Unfortunately, the neocon assault on Cain hasn't stopped there, Jennifer Rubin of the Washington Post (who also used to write for Commentary, see how small the neocon world is these days?) outright mocked Cain for his mentioning Kissinger and Bolton in the same breath:
He told David Gregory he likes both John Bolton and Henry Kissinger as foreign policy thinkers. (What — he curries favor with the despots only on odd-numbered days?) These pairs of conservatives are polar opposites, of course. It is sort of like picking Justice Antonin Scalia and Ruth Bader Ginsburg as your favorite Supreme Court justices — it suggests a lack of understanding of the diametrically opposed views they present. More to the point, it raises doubt as to how Cain could make national security decisions with no vision of his own or familiarity with the issues.
I think this criticism is completely unfair. He didn't say he completely endorsed either person's views just that they helped shape his, which is something completely different. Now I haven't read everything that either man has written but I did read Henry Kissinger's Diplomacy. The point of that book was that countries should act diplomatically to further their long term strategic interests. Is that controversial? Is that something that John Bolton would disagree with? Most neocons are neocons because they believe that supporting democracy abroad is in the long term interest of the United States (and world peace). Sure Bolton and Kissinger probably disagree on what to do with Iran but if you look at the big picture, liking some writings from Bolton and from Kissinger doesn't have to be some sort of idiotic contradition. Also, I find the crack about currying favor with despots pretty funny considering that one of the scions of neoconservatism, Jeane Kirkpatrick, wrote in Commentary (there it is again) in 1979 her famous defense of the support of US-allied despots "Dictatorships & Double Standards" (an article that I'm sure Kissinger supported aspects of). So I actually think Cain mentioning both Bolton and Kissinger is a good thing. It means he has ideals but won't hurt American interests to pursue them. He won't be the guy to tell an American ally, like Mubarak, to go and only have him replaced by a military junta and possibly soon, a radical islamist government.

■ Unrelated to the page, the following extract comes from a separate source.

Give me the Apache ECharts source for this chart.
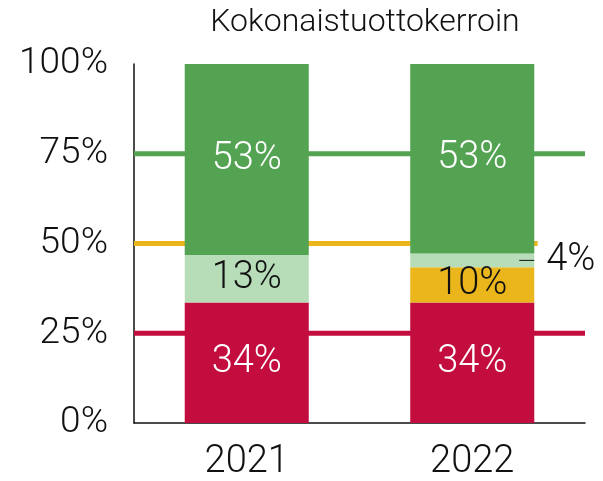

I even am starting to think Cain's responses to questions about Iraq and Afghanistan, that once President he would want to see all the intelligence before drawing a conclusion, is wise and common sensical. Didn't we see Obama harshly criticize W.'s foreign policy when he only had a small fraction of the facts and then,once President, continue many of those same policies? Foreign policy isn't like the economic sphere, where everyone pretty much has the same information, it is actually the exact opposite. There is just so much that lay people don't know that you really don't know what you would do if you were President until you see all the top secret files.
Do I wish Herman Cain were better versed in foreign policy, you bet. It would certainly make me more comfortable supporting him as you never like supporting someone with too many unknown unknowns (to borrow a phrase from Rumsfeld). But what I do know is this. I think we'll find Cain is more of a neocon than Romney, since if you want someone to stand up for American ideals internationally you need someone who actually has some ideals to begin with.